> _REQUIREMENT_
Copy exactly the lines from the one containing "Generate a LaTeX" through the one containing "(0,0) rectangle (1029,550);", both included, and leave out any pictures.
[Start of MATERIAL SUPPLIED]
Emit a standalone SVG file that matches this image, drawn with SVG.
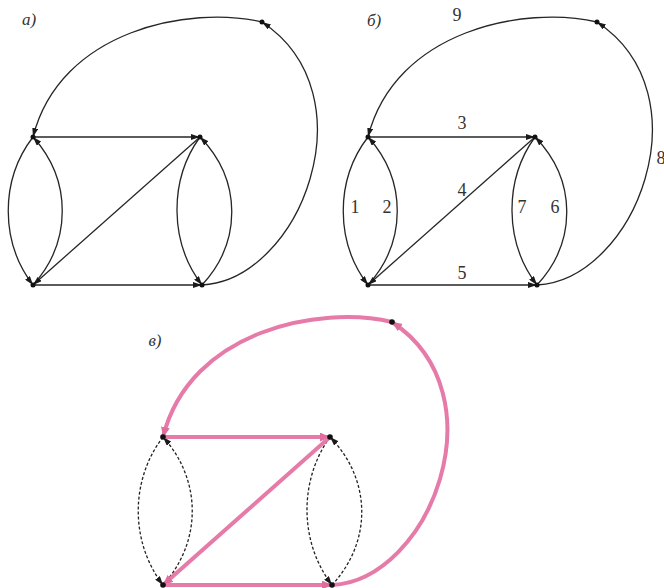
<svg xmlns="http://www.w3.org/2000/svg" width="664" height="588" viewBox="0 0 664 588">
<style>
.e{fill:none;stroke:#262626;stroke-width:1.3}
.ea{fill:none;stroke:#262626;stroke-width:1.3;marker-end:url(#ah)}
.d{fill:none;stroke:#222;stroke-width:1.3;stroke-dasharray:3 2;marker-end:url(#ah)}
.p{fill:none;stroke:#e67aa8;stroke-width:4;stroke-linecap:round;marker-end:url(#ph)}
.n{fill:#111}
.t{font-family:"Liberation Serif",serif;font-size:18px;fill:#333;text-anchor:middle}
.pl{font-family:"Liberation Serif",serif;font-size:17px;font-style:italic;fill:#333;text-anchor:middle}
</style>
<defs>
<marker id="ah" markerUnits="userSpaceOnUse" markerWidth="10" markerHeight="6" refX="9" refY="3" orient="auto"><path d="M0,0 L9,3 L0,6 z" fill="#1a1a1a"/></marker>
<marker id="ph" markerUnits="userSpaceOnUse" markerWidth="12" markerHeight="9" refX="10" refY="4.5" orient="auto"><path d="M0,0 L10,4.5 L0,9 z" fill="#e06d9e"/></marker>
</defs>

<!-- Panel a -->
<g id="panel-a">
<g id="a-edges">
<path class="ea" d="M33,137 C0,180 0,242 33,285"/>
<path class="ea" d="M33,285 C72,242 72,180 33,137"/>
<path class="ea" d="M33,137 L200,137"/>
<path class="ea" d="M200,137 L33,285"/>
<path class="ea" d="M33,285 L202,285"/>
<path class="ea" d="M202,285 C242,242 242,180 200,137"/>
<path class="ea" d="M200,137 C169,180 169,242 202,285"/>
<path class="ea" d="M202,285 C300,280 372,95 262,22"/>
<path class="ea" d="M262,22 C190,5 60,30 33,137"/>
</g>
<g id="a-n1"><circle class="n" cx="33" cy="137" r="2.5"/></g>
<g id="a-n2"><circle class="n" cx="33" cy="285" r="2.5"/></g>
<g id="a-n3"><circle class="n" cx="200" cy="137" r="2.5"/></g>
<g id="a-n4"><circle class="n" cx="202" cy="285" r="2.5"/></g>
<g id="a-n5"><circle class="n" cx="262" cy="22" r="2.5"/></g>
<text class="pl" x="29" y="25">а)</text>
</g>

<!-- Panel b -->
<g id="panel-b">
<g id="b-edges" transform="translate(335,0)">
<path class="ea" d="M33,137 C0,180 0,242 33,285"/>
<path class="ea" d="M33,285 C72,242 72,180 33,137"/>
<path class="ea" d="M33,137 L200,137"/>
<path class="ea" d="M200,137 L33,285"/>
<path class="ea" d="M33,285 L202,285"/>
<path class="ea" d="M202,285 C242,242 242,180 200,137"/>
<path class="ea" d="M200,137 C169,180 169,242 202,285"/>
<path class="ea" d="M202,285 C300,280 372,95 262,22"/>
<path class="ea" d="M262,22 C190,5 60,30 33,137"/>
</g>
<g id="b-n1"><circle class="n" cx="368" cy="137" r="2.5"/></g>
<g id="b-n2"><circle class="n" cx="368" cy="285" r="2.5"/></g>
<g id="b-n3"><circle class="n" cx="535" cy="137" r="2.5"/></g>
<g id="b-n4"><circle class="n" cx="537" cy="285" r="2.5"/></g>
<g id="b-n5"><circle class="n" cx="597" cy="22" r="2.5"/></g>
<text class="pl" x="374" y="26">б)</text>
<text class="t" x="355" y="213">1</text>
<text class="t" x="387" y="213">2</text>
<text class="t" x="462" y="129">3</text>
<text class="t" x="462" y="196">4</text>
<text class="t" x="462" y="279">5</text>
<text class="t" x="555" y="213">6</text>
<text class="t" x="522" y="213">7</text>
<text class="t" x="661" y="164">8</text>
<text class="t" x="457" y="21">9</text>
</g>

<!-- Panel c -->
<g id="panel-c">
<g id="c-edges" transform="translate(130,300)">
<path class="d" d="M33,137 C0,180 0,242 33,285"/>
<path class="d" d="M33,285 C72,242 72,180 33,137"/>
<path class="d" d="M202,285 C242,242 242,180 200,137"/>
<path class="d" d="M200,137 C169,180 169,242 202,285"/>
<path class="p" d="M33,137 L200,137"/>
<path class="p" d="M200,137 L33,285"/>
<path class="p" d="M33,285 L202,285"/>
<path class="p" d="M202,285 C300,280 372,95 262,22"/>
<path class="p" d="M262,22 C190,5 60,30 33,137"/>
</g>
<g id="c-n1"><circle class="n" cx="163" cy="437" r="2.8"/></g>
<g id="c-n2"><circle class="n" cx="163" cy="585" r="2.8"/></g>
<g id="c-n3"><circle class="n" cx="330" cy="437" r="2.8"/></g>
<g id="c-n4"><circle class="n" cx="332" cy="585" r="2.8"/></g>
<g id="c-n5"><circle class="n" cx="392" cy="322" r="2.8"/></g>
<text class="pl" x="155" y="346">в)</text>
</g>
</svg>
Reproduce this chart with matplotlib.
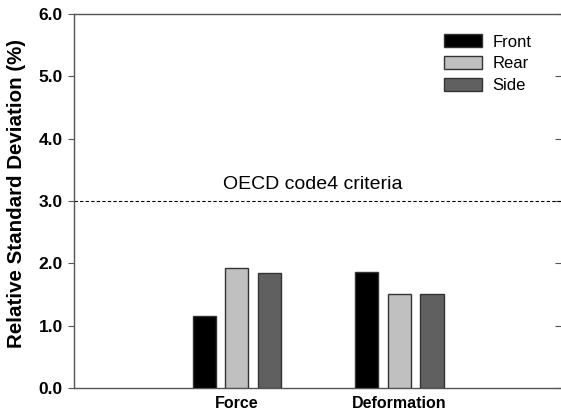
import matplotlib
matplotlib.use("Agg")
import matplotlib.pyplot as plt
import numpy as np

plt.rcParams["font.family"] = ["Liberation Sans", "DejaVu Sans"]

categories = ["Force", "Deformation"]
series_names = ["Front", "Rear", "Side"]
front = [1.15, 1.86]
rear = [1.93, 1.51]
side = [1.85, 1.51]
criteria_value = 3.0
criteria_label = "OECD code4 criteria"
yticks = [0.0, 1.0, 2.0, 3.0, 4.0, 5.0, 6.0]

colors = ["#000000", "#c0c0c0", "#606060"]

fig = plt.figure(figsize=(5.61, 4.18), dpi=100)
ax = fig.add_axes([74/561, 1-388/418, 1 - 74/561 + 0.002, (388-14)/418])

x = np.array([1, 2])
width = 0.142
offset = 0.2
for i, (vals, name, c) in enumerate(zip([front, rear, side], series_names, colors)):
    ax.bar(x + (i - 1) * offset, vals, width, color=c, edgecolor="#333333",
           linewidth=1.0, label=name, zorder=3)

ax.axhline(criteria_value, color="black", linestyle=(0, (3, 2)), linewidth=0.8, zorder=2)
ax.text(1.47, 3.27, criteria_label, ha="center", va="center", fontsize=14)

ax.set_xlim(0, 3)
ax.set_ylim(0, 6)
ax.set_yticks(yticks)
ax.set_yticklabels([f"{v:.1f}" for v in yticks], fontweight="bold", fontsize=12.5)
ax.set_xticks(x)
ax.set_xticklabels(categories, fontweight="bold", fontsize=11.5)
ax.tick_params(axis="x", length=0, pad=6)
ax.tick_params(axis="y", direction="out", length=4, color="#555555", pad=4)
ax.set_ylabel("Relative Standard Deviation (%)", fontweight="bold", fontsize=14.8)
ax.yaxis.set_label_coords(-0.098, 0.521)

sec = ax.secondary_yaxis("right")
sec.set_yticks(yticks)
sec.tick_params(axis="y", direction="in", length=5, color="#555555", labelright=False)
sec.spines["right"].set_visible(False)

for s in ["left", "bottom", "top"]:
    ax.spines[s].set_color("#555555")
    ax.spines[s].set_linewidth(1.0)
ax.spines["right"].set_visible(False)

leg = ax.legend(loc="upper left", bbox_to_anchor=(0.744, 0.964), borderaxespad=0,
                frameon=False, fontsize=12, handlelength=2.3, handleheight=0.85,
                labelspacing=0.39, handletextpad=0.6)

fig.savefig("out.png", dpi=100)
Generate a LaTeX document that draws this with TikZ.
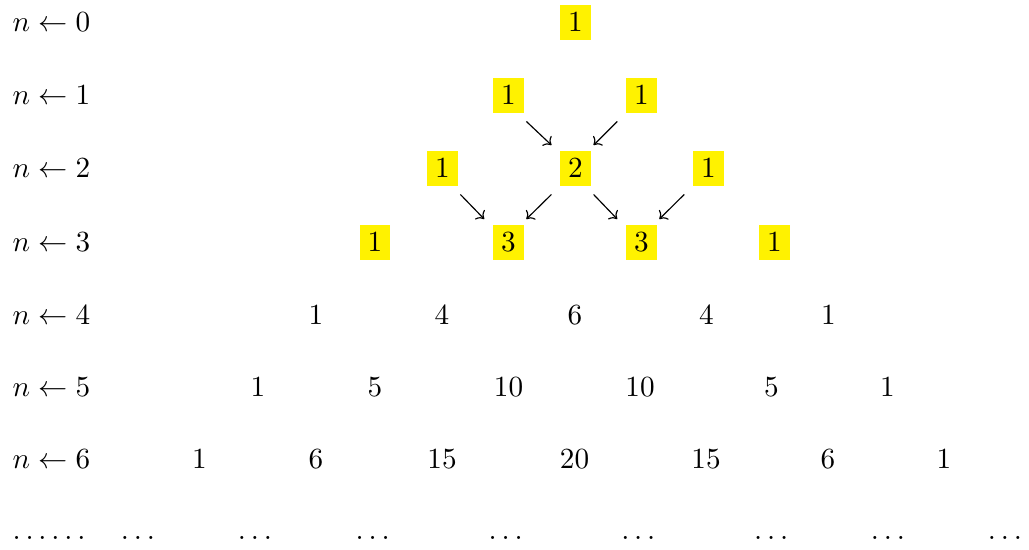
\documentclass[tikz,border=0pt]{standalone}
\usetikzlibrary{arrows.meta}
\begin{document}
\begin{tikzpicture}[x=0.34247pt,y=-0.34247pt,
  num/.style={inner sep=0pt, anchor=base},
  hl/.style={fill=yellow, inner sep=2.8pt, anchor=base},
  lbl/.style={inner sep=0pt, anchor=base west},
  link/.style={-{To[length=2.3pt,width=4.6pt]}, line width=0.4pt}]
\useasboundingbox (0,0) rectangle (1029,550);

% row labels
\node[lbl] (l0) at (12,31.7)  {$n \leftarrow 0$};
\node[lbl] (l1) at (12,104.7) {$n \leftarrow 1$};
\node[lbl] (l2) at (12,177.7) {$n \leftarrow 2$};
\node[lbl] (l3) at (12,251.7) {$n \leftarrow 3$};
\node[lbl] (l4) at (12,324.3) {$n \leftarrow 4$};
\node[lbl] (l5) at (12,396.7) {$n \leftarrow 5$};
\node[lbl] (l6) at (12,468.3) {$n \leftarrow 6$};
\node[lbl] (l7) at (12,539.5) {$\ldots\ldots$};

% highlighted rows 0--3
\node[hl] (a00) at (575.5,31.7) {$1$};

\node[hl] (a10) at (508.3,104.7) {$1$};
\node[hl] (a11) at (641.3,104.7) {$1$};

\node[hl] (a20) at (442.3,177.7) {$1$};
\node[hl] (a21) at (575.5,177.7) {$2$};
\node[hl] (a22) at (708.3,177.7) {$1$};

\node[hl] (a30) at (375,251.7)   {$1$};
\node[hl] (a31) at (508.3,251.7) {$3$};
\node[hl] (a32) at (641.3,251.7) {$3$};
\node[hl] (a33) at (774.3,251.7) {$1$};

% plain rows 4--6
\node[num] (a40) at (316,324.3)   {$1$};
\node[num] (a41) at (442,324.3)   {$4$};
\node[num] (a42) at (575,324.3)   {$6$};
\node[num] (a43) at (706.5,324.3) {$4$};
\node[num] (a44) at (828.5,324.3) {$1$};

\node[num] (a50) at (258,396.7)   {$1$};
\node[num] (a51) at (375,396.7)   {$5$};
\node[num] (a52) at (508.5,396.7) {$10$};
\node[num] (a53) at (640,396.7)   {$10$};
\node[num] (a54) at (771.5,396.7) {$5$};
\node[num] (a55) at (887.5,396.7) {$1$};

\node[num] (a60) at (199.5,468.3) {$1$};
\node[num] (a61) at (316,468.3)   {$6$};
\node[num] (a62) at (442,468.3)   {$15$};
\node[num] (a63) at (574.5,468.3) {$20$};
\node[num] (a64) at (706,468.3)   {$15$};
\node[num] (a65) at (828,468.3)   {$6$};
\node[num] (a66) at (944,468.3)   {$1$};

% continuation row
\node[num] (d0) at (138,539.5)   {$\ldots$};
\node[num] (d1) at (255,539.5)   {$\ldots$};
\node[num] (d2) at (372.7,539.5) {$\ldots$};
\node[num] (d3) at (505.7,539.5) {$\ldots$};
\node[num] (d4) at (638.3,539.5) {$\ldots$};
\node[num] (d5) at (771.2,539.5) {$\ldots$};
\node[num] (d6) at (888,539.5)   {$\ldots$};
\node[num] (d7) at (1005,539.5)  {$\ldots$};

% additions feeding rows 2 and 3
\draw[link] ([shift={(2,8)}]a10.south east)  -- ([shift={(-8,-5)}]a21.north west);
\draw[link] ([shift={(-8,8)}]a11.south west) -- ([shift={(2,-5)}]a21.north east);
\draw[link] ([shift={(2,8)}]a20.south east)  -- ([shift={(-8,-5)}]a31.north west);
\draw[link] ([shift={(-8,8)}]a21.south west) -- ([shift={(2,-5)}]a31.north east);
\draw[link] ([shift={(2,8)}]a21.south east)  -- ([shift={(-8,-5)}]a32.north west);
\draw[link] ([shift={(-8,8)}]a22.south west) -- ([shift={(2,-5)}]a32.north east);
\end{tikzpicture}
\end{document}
[End of MATERIAL SUPPLIED]
> _THE OUTPUT_
Generate a LaTeX document that draws this with TikZ.
\documentclass[tikz,border=0pt]{standalone}
\usetikzlibrary{arrows.meta}
\begin{document}
\begin{tikzpicture}[x=0.34247pt,y=-0.34247pt,
  num/.style={inner sep=0pt, anchor=base},
  hl/.style={fill=yellow, inner sep=2.8pt, anchor=base},
  lbl/.style={inner sep=0pt, anchor=base west},
  link/.style={-{To[length=2.3pt,width=4.6pt]}, line width=0.4pt}]
\useasboundingbox (0,0) rectangle (1029,550);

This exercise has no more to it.